Ero felice e non lo sapevo, dice una frase conosciuta, ma io invece ero felice e lo sapevo.
Ero felice di quello che facevo , felice di danzare e di coreografare.
Felice di insegnare, di parlare con le allieve, di dare le caramelle a quelle dei corsi inferiori a fine lezione.
Di sorridere e di sgridarle, di prestare i miei costumi per una performance.
Felice di prepararle e di partecipare ai concorsi.
Di fare la foto con la coppa della vittoria.

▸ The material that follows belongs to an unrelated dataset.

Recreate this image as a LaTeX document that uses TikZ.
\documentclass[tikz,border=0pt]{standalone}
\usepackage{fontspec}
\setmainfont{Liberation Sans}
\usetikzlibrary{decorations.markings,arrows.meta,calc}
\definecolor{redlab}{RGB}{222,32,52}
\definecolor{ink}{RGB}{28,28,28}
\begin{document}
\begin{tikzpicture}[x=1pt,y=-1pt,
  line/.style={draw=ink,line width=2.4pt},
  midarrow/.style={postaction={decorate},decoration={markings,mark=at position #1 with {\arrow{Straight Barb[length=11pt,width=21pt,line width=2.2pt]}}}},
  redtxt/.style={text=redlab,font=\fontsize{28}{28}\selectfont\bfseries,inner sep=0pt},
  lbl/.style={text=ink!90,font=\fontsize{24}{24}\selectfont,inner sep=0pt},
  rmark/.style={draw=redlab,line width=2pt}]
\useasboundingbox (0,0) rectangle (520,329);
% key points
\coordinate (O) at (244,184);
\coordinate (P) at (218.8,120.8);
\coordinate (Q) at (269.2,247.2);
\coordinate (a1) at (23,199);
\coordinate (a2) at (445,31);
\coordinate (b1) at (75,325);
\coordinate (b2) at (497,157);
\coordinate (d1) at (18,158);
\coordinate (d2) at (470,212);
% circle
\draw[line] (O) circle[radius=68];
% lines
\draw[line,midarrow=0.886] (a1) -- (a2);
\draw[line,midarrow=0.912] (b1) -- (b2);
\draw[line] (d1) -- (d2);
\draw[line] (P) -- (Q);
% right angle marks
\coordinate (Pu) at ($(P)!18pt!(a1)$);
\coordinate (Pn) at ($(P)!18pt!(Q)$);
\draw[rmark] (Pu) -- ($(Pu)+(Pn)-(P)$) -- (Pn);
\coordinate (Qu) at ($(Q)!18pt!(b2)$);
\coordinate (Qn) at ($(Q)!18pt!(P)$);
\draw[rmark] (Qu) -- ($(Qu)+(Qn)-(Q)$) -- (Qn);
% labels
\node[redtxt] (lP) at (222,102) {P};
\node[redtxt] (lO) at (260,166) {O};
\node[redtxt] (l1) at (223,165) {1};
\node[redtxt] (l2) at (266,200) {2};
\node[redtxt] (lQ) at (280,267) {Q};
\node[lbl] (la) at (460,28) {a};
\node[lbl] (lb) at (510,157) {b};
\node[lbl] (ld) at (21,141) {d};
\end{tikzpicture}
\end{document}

E felice si di preparare il saggio finale e di guardarle dalle quinte emozionate e meravigliose (per me)
Tutto ritornerà come prima, torneremo a sorridere ed io a distribuire caramelle, ma oggi, anche con le lezioni a distanza, manca , manca il contatto non solo fisico per la correzione, manca il contatto vocale, quello mentale e quello visivo.
Mancano gli occhi, lo sguardo complice al momento dell’ andata in scena.
E se si va’ avanti per non mollare, se le Associazioni e scuole di Danza, piccole come la mia, non sanno come pagare il fitto dei locali, le bollette luce ed acqua e tutto quello che comporta questo tipo di attività, ci aggrappiamo ad ogni cosa possa farci sentire che tutto il lavoro fatto non vada perduto.